Requirements: Produce an exact copy of all the data below, dropping every image.

>> begin Source material

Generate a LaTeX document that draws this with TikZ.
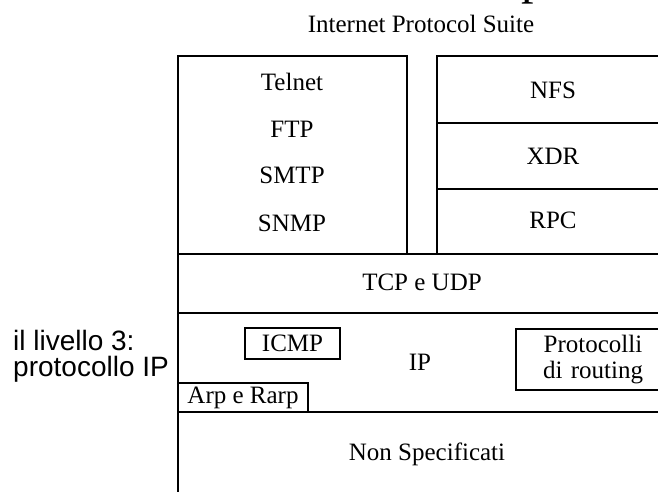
\documentclass[tikz,border=0pt]{standalone}
\usepackage{fontspec}
\setmainfont{Liberation Serif}
\newfontfamily\arialf{Liberation Sans}
\begin{document}
\begin{tikzpicture}[x=1pt,y=-1pt,
  layer/.style={draw=black,line width=1.5pt,inner sep=0pt},
  lbl/.style={inner sep=0pt,anchor=base,font=\fontsize{25}{29}\selectfont},
  sbox/.style={draw=black,line width=1.4pt,inner sep=0pt,font=\fontsize{25}{26}\selectfont,align=center},
  side/.style={inner sep=0pt,anchor=base west,font=\arialf\fontsize{28}{28}\selectfont}]
\useasboundingbox (0,0) rectangle (658,491);
% title fragment and title
\node[inner sep=0pt,anchor=base west,font=\fontsize{50}{50}\selectfont] (frag) at (521,-7) {p};
\node[lbl] (title) at (421,32) {Internet Protocol Suite};
% layers
\node[layer,minimum width=229pt,minimum height=198pt] (apps) at (292.5,155) {};
\node[layer,minimum width=232pt,minimum height=67pt] (nfsb) at (553,89.5) {};
\node[layer,minimum width=232pt,minimum height=66pt] (xdrb) at (553,156) {};
\node[layer,minimum width=232pt,minimum height=65pt] (rpcb) at (553,221.5) {};
\node[layer,minimum width=491pt,minimum height=59pt] (tcpb) at (423.5,283.5) {};
\node[layer,minimum width=491pt,minimum height=99pt] (ipb) at (423.5,362.5) {};
\node[layer,minimum width=491pt,minimum height=108pt] (nsb) at (423.5,466) {};
% application texts
\node[lbl] (telnet) at (292,90) {Telnet};
\node[lbl] (ftp) at (292,137) {FTP};
\node[lbl] (smtp) at (292,183) {SMTP};
\node[lbl] (snmp) at (292,231) {SNMP};
\node[lbl] (nfs) at (553,98) {NFS};
\node[lbl] (xdr) at (553,164) {XDR};
\node[lbl] (rpc) at (553,228) {RPC};
\node[lbl] (tcp) at (422,290) {TCP e UDP};
\node[lbl] (ip) at (420,370) {IP};
\node[lbl] (ns) at (427,460) {Non Specificati};
% small boxes
\node[sbox,minimum width=95pt,minimum height=31pt] (icmp) at (292.5,343.5) {ICMP};
\node[sbox,minimum width=130pt,minimum height=29pt] (arp) at (243,397.5) {Arp e Rarp};
\node[sbox,minimum width=154pt,minimum height=61pt,text width=154pt] (routing) at (593,359.5) {Protocolli\\di routing};
% side label
\node[side] (side1) at (13,350) {il livello 3:};
\node[side] (side2) at (13,376) {protocollo IP};
\end{tikzpicture}
\end{document}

>> end Source material

Answer below:
Generate a LaTeX document that draws this with TikZ.
\documentclass[tikz,border=0pt]{standalone}
\usepackage{fontspec}
\setmainfont{Liberation Serif}
\newfontfamily\arialf{Liberation Sans}
\begin{document}
\begin{tikzpicture}[x=1pt,y=-1pt,
  layer/.style={draw=black,line width=1.5pt,inner sep=0pt},
  lbl/.style={inner sep=0pt,anchor=base,font=\fontsize{25}{29}\selectfont},
  sbox/.style={draw=black,line width=1.4pt,inner sep=0pt,font=\fontsize{25}{26}\selectfont,align=center},
  side/.style={inner sep=0pt,anchor=base west,font=\arialf\fontsize{28}{28}\selectfont}]
\useasboundingbox (0,0) rectangle (658,491);
% title fragment and title
\node[inner sep=0pt,anchor=base west,font=\fontsize{50}{50}\selectfont] (frag) at (521,-7) {p};
\node[lbl] (title) at (421,32) {Internet Protocol Suite};
% layers
\node[layer,minimum width=229pt,minimum height=198pt] (apps) at (292.5,155) {};
\node[layer,minimum width=232pt,minimum height=67pt] (nfsb) at (553,89.5) {};
\node[layer,minimum width=232pt,minimum height=66pt] (xdrb) at (553,156) {};
\node[layer,minimum width=232pt,minimum height=65pt] (rpcb) at (553,221.5) {};
\node[layer,minimum width=491pt,minimum height=59pt] (tcpb) at (423.5,283.5) {};
\node[layer,minimum width=491pt,minimum height=99pt] (ipb) at (423.5,362.5) {};
\node[layer,minimum width=491pt,minimum height=108pt] (nsb) at (423.5,466) {};
% application texts
\node[lbl] (telnet) at (292,90) {Telnet};
\node[lbl] (ftp) at (292,137) {FTP};
\node[lbl] (smtp) at (292,183) {SMTP};
\node[lbl] (snmp) at (292,231) {SNMP};
\node[lbl] (nfs) at (553,98) {NFS};
\node[lbl] (xdr) at (553,164) {XDR};
\node[lbl] (rpc) at (553,228) {RPC};
\node[lbl] (tcp) at (422,290) {TCP e UDP};
\node[lbl] (ip) at (420,370) {IP};
\node[lbl] (ns) at (427,460) {Non Specificati};
% small boxes
\node[sbox,minimum width=95pt,minimum height=31pt] (icmp) at (292.5,343.5) {ICMP};
\node[sbox,minimum width=130pt,minimum height=29pt] (arp) at (243,397.5) {Arp e Rarp};
\node[sbox,minimum width=154pt,minimum height=61pt,text width=154pt] (routing) at (593,359.5) {Protocolli\\di routing};
% side label
\node[side] (side1) at (13,350) {il livello 3:};
\node[side] (side2) at (13,376) {protocollo IP};
\end{tikzpicture}
\end{document}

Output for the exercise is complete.